Ancient irrigation canals found in Peru
In Peru's Andean foothills a group of archaeologists say they have found remnants of the oldest known irrigation canals in South America.
In Peru's Andean foothills a group of archaeologists say they have found remnants of the oldest known irrigation canals in South America, which they hope will provide clues to the origin of the region's agriculturally based societies.
'There are four sites in the area that have canals that date minimally 5,300 years ago, maybe a little earlier,' team leader Tom D Dillehay, an archaeologist at Vanderbilt University in Nashville, Tennessee, told The Associated Press on Tuesday.
Dillehay started his research nearly 30 years ago in the Zana Valley, 60 kilometres inland from the Pacific Ocean and about 620 kilometres northwest of Lima.
The conclusions, reported in a recent issue of The Proceedings of the National Academy of Sciences -- a peer reviewed publication of the Washington-based National Academy of Sciences -- offer evidence, long suspected by archaeologists, that irrigation technology was critical to the development of Peru's early civilization, Dillehay said.

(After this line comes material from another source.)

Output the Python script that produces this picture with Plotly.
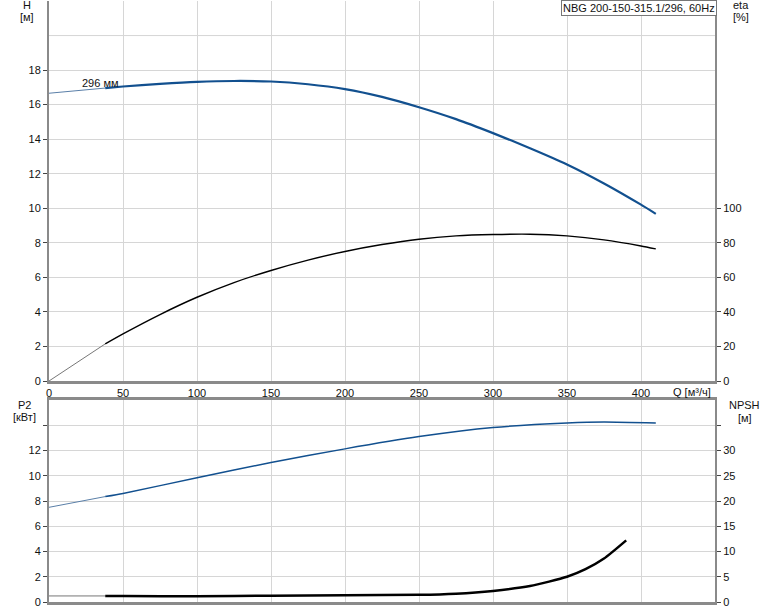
import plotly.graph_objects as go

# ---- data ----
q_h = [0, 38, 50, 75, 100, 125, 150, 175, 200, 225, 250, 275, 300, 325, 350, 375, 400, 410]
head = [16.66, 16.96, 17.05, 17.2, 17.32, 17.37, 17.34, 17.18, 16.9, 16.45, 15.85, 15.16, 14.35, 13.48, 12.54, 11.44, 10.21, 9.68]

q_eta = [0, 38, 50, 75, 100, 125, 150, 175, 200, 225, 250, 275, 300, 325, 350, 375, 400, 410]
eta = [0, 21.5, 27.3, 38.5, 48.5, 57, 64, 70, 75, 79, 82.1, 84, 84.8, 85, 84, 81.7, 78.2, 76.5]

q_p2 = [0, 38, 50, 100, 150, 200, 250, 300, 350, 375, 410]
p2 = [7.5, 8.35, 8.6, 9.84, 11.05, 12.13, 13.1, 13.82, 14.18, 14.26, 14.18]

q_npsh = [0, 38, 50, 100, 150, 200, 250, 275, 300, 325, 350, 362.5, 375, 390]
npsh = [1.2, 1.2, 1.18, 1.15, 1.25, 1.35, 1.42, 1.65, 2.2, 3.15, 5.0, 6.5, 8.6, 12.2]

x_ticks = [0, 50, 100, 150, 200, 250, 300, 350, 400]
h_ticks = [0, 2, 4, 6, 8, 10, 12, 14, 16, 18]
eta_ticks = [0, 20, 40, 60, 80, 100]
p2_ticks = [0, 2, 4, 6, 8, 10, 12, 14]
p2_labels = ["0", "2", "4", "6", "8", "10", "12", ""]
npsh_ticks = [0, 5, 10, 15, 20, 25, 30, 35]
npsh_labels = ["0", "5", "10", "15", "20", "25", "30", ""]

curve_label = "296 мм"
title_box = "NBG 200-150-315.1/296, 60Hz"

BLUE = "#12508f"
SPLIT = 1  # index of 38 m³/h: thin part before, thick after
FONT = "Liberation Sans, Arial, sans-serif"

fig = go.Figure()

def add(qs, vs, color, thin_color, w, xa, ya):
    fig.add_trace(go.Scatter(x=qs[:SPLIT + 1], y=vs[:SPLIT + 1], mode="lines",
                             line=dict(color=thin_color, width=1), xaxis=xa, yaxis=ya,
                             hoverinfo="skip", showlegend=False))
    fig.add_trace(go.Scatter(x=qs[SPLIT:], y=vs[SPLIT:], mode="lines",
                             line=dict(color=color, width=w, shape="spline", smoothing=0.6),
                             xaxis=xa, yaxis=ya, showlegend=False))

add(q_h, head, BLUE, "#5a7fa8", 2.2, "x", "y")
add(q_eta, eta, "#000000", "#777777", 1.4, "x", "y2")
add(q_p2, p2, BLUE, "#5a7fa8", 1.5, "x2", "y3")
add(q_npsh, npsh, "#000000", "#777777", 2.5, "x2", "y4")

GRID = "#d6d6d6"
AX = "#8a8a8a"
tickfont = dict(family=FONT, size=11, color="#111111")

top_dom = [0.3677, 1.0]
bot_dom = [0.0, 0.3361]

fig.update_layout(
    width=774, height=611,
    margin=dict(l=49, r=59, t=1, b=9),
    paper_bgcolor="white", plot_bgcolor="white",
    font=dict(family=FONT, size=11, color="#111111"),
    showlegend=False,
    xaxis=dict(domain=[0, 1], anchor="y", range=[0, 450], tickvals=x_ticks,
               showgrid=True, gridcolor=GRID, gridwidth=1, zeroline=False,
               showline=True, linecolor=AX, linewidth=3, ticks="", tickfont=tickfont),
    xaxis2=dict(domain=[0, 1], anchor="y3", range=[0, 450], tickvals=x_ticks,
                showticklabels=False, showgrid=True, gridcolor=GRID, gridwidth=1,
                zeroline=False, showline=True, linecolor=AX, linewidth=3, mirror=True, ticks=""),
    yaxis=dict(domain=top_dom, anchor="x", range=[0, 22], tickvals=h_ticks,
               showgrid=True, gridcolor=GRID, gridwidth=1, zeroline=False,
               showline=True, linecolor=AX, linewidth=2, ticks="outside", ticklen=4,
               tickcolor="#444444", tickfont=tickfont),
    yaxis2=dict(overlaying="y", side="right", anchor="x", range=[0, 220], tickvals=eta_ticks,
                showgrid=False, zeroline=False, showline=True, linecolor=AX, linewidth=2,
                ticks="outside", ticklen=4, tickcolor="#444444", tickfont=tickfont),
    yaxis3=dict(domain=bot_dom, anchor="x2", range=[0, 16], tickvals=p2_ticks, ticktext=p2_labels,
                showgrid=True, gridcolor=GRID, gridwidth=1, zeroline=False,
                showline=True, linecolor=AX, linewidth=2, ticks="outside", ticklen=4,
                tickcolor="#444444", tickfont=tickfont),
    yaxis4=dict(overlaying="y3", side="right", anchor="x2", range=[0, 40], tickvals=npsh_ticks,
                ticktext=npsh_labels, showgrid=False, zeroline=False, showline=True,
                linecolor=AX, linewidth=2, ticks="outside", ticklen=4, tickcolor="#444444",
                tickfont=tickfont),
)

# extra gridline at H = 20 (no label in reference)
fig.add_shape(type="line", xref="x domain", yref="y", x0=0, x1=1, y0=20, y1=20,
              line=dict(color=GRID, width=1), layer="below")

def lab(text, x, y, xanchor="center", yanchor="middle", **kw):
    fig.add_annotation(text=text, xref="paper", yref="paper", x=x, y=y, showarrow=False,
                       xanchor=xanchor, yanchor=yanchor,
                       font=dict(family=FONT, size=11, color="#111111"), **kw)

lab("H", -0.033, 0.993)
lab("[м]", -0.033, 0.973)
lab("eta", 1.039, 0.993)
lab("[%]", 1.039, 0.973)
lab("P2", -0.0375, 0.328)
lab("[кВт]", -0.0375, 0.308)
lab("NPSH", 1.045, 0.328)
lab("[м]", 1.045, 0.306)
lab("Q [м³/ч]", 0.997, 0.350, xanchor="right")
lab(title_box, 1.003, 1.001, xanchor="right", yanchor="top",
    bordercolor="#777777", borderwidth=1, borderpad=1, bgcolor="white")

fig.add_annotation(text=curve_label, xref="x", yref="y", x=q_h[SPLIT] - 3, y=head[SPLIT] + 0.3,
                   showarrow=False, xanchor="center", yanchor="middle",
                   font=dict(family=FONT, size=11, color="#111111"))

fig.write_html("out.html", config={"displayModeBar": False},
               post_script="document.body.style.margin='0px';")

'The Zana Valley canals are the earliest known in South America,' wrote the authors of the journal article, Dillehay, Herbert H Eling Jr of the National Institute of Anthropology and History in Mexico and Jack Rossen of Ithaca College.
Dr Daniel Morales, director of the school of archaeology at Peru's San Marcos University, said he had not seen the article, but was familiar with Dillehay's work. He said the 'discovery of the Zana canals is very important because it could be linked to the first form of irrigated agriculture' in Peru.